Today, I welcome back my colleague Conor Jameson.  I remembered that Conor had written about the wren in his great book, Silent Spring Revisited, and so asked him to be its champion.  He kindly said yes and below he offers his argument for why you should vote for the wren in the Vote National Bird campaign.   

"A dingy London street at first light: cold, quiet and overcast. Piercing the gloom comes a volley of birdsong, an improbable spark in the damp. It rings across the street, richocheting off parked cars, block-paved front gardens. I’ve just returned from working in the tropics, with all its colour and forest noises, but there’s something very special about this familiar, effervescent trill. It’s the song-explosion of a wren, tiny and unseen, but irrepressible. My spirits soar. It is springtime. I am home."

I wouldn’t claim that any one birdsong is better than another. I cherish them all, but I’m backing the humble wren in David Lindo’s National Bird poll. First and foremost it’s just that I’m always cheered by this wee bird, one of the smallest of them all.

For more democratic reasons I’d propose that because the wren is found virtually everywhere on these islands, from mountain top to city centre to offshore islet, it is a bird with which we can all be familiar; if we know what to look - and listen - for.

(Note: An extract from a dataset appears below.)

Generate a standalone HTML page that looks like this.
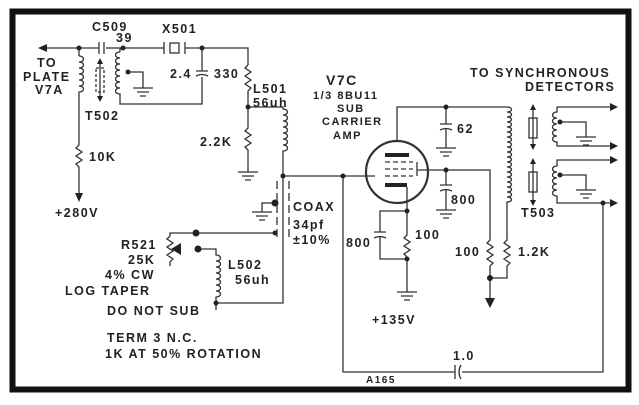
<!DOCTYPE html><html><head><style>
body{margin:0;background:#fff}
svg text{font-family:"Liberation Sans",sans-serif;font-size:12.5px;font-weight:bold;fill:#222;letter-spacing:1.5px}
</style></head><body>
<svg width="639" height="400" viewBox="0 0 639 400" xmlns="http://www.w3.org/2000/svg">
<defs>
<g id="gnd"><path d="M-10 0H10M-6 4H6M-3 8H3" stroke="#333" stroke-width="1.2" fill="none"/></g>
</defs>
<rect x="12.5" y="11.5" width="616" height="378" fill="none" stroke="#111" stroke-width="6"/>
<g stroke="#333" stroke-width="1.3" fill="none">
<!-- top left -->
<path d="M42 48H99M106 48H164M185 48H248V65"/>
<path d="M99 42V54M104 42V54"/>
<path d="M164 42V54M185 42V54"/><rect x="170" y="43" width="9" height="10"/>
<path d="M79 48V56"/>
<path d="M79 56c6 0 6 6 0 6c6 0 6 6 0 6c6 0 6 6 0 6c6 0 6 6 0 6c6 0 6 6 0 6c6 0 6 6 0 6V145l-3 3 6 4-6 4 6 4-6 4 3 3V196"/>
<path d="M120 52c-6 0-6 6 0 6c-6 0-6 6 0 6c-6 0-6 6 0 6c-6 0-6 6 0 6c-6 0-6 6 0 6c-6 0-6 6 0 6c-6 0-6 6 0 6V104H202V77M202 48V71M196 71H208M196 76q6-3 12 0"/>
<path d="M120 52V48"/>
<path d="M128 72H143V88"/>
<rect x="96" y="68" width="8" height="24" stroke-dasharray="3 2"/>
<path d="M100 62V98"/>
<path d="M248 65l-3 3 6 4-6 4 6 4-6 4 6 4-3 3V128l-3 3 6 4-6 4 6 4-6 4 3 3V172"/>
<path d="M248 107H283V109c6 0 6 6 0 6c6 0 6 6 0 6c6 0 6 6 0 6c6 0 6 6 0 6c6 0 6 6 0 6c6 0 6 6 0 6c6 0 6 6 0 6V303H216"/>
<!-- coax -->
<path d="M277 181V238M289 181V238" stroke-dasharray="8 4"/>
<path d="M275 203H262V212M275 233H170V236l-3 3 6 4-6 4 6 4-6 4 6 4-3 3V266"/>
<path d="M198 249H216V255c6 0 6 6 0 6c6 0 6 6 0 6c6 0 6 6 0 6c6 0 6 6 0 6c6 0 6 6 0 6c6 0 6 6 0 6c6 0 6 6 0 6V310"/>
<!-- grid line & feedback -->
<path d="M283 176H375M343 176V372H455M462 372H603V203"/>
<path d="M455 365V379M461 365q-4 7 0 14"/>
<!-- tube -->
<circle cx="397" cy="172" r="31" stroke-width="2.2"/>
<path d="M397 141V107H507"/>
<path d="M446 107V124M440 124H452M440 130q6-3 12 0M446 129V148"/>
<path d="M385 162H413M385 169H413M385 176H413" stroke-dasharray="5 3"/>
<path d="M417 162V176M417 170H490V240l-3 3 6 4-6 4 6 4-6 4 6 4-3 3V300"/>
<path d="M446 170V185M440 185H452M440 191q6-3 12 0M446 190V210"/>
<path d="M407 187V235l-3 3 6 4-6 4 6 4-6 4 3 3V292"/>
<path d="M407 211H380V232M374 232H386M374 238q6-3 12 0M380 237V259H407"/>
<!-- T503 -->
<path d="M507 107c6 0 6 5 0 5c6 0 6 5 0 5c6 0 6 5 0 5c6 0 6 5 0 5c6 0 6 5 0 5c6 0 6 5 0 5c6 0 6 5 0 5c6 0 6 5 0 5c6 0 6 5 0 5c6 0 6 5 0 5c6 0 6 5 0 5c6 0 6 5 0 5c6 0 6 5 0 5c6 0 6 5 0 5c6 0 6 5 0 5c6 0 6 5 0 5c6 0 6 5 0 5c6 0 6 5 0 5c6 0 6 5 0 5V240l-3 3 6 4-6 4 6 4-6 4 6 4-3 3V278H490"/>
<rect x="529" y="118" width="8" height="20"/><path d="M533 108V146"/>
<rect x="529" y="172" width="8" height="20"/><path d="M533 162V202"/>
<path d="M612 107H557V112c-6 0-6 6 0 6c-6 0-6 6 0 6c-6 0-6 6 0 6c-6 0-6 6 0 6c-6 0-6 6 0 6V146H612"/>
<path d="M560 122H586V137"/>
<path d="M612 160H557V166c-6 0-6 6 0 6c-6 0-6 6 0 6c-6 0-6 6 0 6c-6 0-6 6 0 6c-6 0-6 6 0 6V203H612"/>
<path d="M560 175H586V190"/>
</g>
<g fill="#222">
<path d="M38 48l9-4v8z"/>
<path d="M79 202l-4-9h8z"/>
<path d="M100 58l-3 6h6zM100 102l-3-6h6z"/>
<path d="M533 104l-3 6h6zM533 150l-3-6h6zM533 158l-3 6h6zM533 206l-3-6h6z"/>
<path d="M618 107l-8-4v8zM618 146l-8-4v8zM618 160l-8-4v8zM618 203l-8-4v8z"/>
<path d="M490 308l-5-10h10z"/>
<path d="M171 249l10-6v12z"/>
<circle cx="79" cy="48" r="2.5"/><circle cx="123" cy="48" r="2.5"/><circle cx="202" cy="48" r="2.5"/>
<circle cx="128" cy="72" r="2.5"/><circle cx="248" cy="107" r="2.5"/><circle cx="283" cy="176" r="2.5"/>
<circle cx="275" cy="203" r="3.5"/><circle cx="275" cy="233" r="2.5"/><circle cx="196" cy="233" r="3.5"/><circle cx="198" cy="249" r="3.5"/><circle cx="216" cy="303" r="2.5"/>
<circle cx="343" cy="176" r="2.5"/><circle cx="446" cy="107" r="2.5"/><circle cx="446" cy="170" r="2.5"/>
<circle cx="407" cy="211" r="2.5"/><circle cx="407" cy="259" r="2.5"/><circle cx="490" cy="278" r="3"/>
<circle cx="560" cy="122" r="2.5"/><circle cx="560" cy="175" r="2.5"/><circle cx="603" cy="203" r="2.5"/>
<rect x="385" y="153" width="24" height="4"/><rect x="385" y="183" width="22" height="4"/>
</g>
<g stroke="#333" stroke-width="1.2" fill="none">
<use href="#gnd" x="143" y="88"/><use href="#gnd" x="248" y="172"/><use href="#gnd" x="262" y="212"/>
<use href="#gnd" x="446" y="148"/><use href="#gnd" x="446" y="210"/><use href="#gnd" x="407" y="292"/>
<use href="#gnd" x="586" y="137"/><use href="#gnd" x="586" y="190"/>
</g>
<text x="37" y="67">TO</text><text x="23" y="81">PLATE</text><text x="35" y="94">V7A</text>
<text x="92" y="31">C509</text><text x="116" y="42">39</text><text x="162" y="33">X501</text>
<text x="170" y="78">2.4</text><text x="214" y="78">330</text>
<text x="253" y="93">L501</text><text x="253" y="107">56uh</text>
<text x="85" y="120">T502</text><text x="200" y="146">2.2K</text><text x="89" y="161">10K</text>
<text x="55" y="217">+280V</text>
<text x="293" y="211">COAX</text><text x="293" y="229">34pf</text><text x="293" y="244">±10%</text>
<text x="121" y="249">R521</text><text x="128" y="264">25K</text><text x="105" y="279">4% CW</text><text x="65" y="295">LOG TAPER</text>
<text x="228" y="269">L502</text><text x="235" y="284">56uh</text>
<text x="107" y="315">DO NOT SUB</text><text x="107" y="342">TERM 3 N.C.</text><text x="105" y="358">1K AT 50% ROTATION</text>
<text x="326" y="85" style="font-size:14px">V7C</text><text x="313" y="99" style="font-size:11px">1/3 8BU11</text>
<text x="337" y="112" style="font-size:11px">SUB</text><text x="322" y="125" style="font-size:11px">CARRIER</text><text x="333" y="139" style="font-size:11px">AMP</text>
<text x="470" y="77">TO SYNCHRONOUS</text><text x="525" y="91">DETECTORS</text>
<text x="457" y="133">62</text><text x="451" y="204">800</text><text x="521" y="217">T503</text>
<text x="346" y="247">800</text><text x="415" y="239">100</text>
<text x="455" y="256">100</text><text x="518" y="256">1.2K</text>
<text x="372" y="324">+135V</text><text x="453" y="360">1.0</text>
<text x="366" y="383" style="font-size:10px">A165</text>
</svg>
</body></html>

I admire the male wren for his energy, often building several nests and letting his partner choose the best one. Both parents then work flat out to feed a large brood of tiny offspring, which spill out of the coconut-scale ball of stems.

I like that wrens are feisty and independent, but sociable when it’s smart to be so. Dozens will cram into a winter hidey-hole to keep warm overnight.

But what clinches it is the sheer joie de vivre, the lustiness of this tiny bird’s vocal performance. And the fact that it will pop up and give you this blast of spirit-lifting song any time of year, any place. A vote for the wren is a vote for the small, the commonplace, the little guy with the big heart – and the big lungs.